There is also a psychological angle. After years of mega-cap dominance, many investors have discovered that “the market” can feel uncomfortably narrow. They glance at their core equity holdings and realize a giant slice of their future is tied to a handful of enormous companies. Some are perfectly fine with that. Others begin looking for managers who can spread risk differently, lean into quality, find opportunities abroad, or avoid blindly owning more of whatever has already become expensive. Again, this is not a wholesale rejection of passive investing. It is a desire for a portfolio that feels more intentionally built.
Among professionals, one of the most common experiences is that active management is easier to defend when its job is clearly defined.

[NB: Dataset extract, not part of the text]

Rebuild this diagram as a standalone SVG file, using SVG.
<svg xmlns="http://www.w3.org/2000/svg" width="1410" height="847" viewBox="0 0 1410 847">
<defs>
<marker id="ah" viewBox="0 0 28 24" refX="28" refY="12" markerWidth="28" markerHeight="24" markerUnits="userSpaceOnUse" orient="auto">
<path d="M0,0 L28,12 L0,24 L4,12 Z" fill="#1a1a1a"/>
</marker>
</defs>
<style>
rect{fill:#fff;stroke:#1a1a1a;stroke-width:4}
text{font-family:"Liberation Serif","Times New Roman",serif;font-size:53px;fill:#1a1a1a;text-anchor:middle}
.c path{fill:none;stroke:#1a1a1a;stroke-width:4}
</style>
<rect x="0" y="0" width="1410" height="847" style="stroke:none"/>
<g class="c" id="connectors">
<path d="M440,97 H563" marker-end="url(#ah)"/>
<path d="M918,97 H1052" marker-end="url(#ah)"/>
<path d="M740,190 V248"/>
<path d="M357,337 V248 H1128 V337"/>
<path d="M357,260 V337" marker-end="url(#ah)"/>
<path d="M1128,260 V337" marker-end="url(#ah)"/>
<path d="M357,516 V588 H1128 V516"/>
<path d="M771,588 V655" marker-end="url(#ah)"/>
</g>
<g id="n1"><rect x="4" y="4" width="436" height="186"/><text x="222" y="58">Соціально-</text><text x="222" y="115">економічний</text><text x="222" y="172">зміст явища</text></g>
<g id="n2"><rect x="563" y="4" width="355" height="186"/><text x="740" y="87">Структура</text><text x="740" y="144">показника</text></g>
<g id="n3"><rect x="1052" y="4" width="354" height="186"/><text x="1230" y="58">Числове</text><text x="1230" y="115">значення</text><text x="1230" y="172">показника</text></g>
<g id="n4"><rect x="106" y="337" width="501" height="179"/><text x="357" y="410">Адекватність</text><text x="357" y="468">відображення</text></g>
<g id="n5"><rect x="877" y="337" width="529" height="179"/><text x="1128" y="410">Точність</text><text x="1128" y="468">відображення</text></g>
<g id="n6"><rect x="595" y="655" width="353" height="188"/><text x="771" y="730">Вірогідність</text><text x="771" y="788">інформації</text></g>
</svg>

The worst pitch in finance may be “We will beat the market because we are smart.” The better pitch is “We are trying to solve a specific problem.” That problem might be tax efficiency, income durability, lower volatility, navigating the bond market, or reducing concentration risk. When active management is tied to an outcome investors can understand, adoption tends to feel less speculative and more rational.
That is why the resurgence has momentum. It fits the way people actually invest now. They want convenience, flexibility, transparency, and strategies that can plug into real portfolios instead of living in a glossy brochure. Active management has not become easier. It has become easier to use. And in investing, usability is underrated. Sometimes the comeback story is not about being smarter than everyone else. Sometimes it is just about finally showing up in the right format, at the right time, with a better answer to the question, “What is this supposed to do for me?”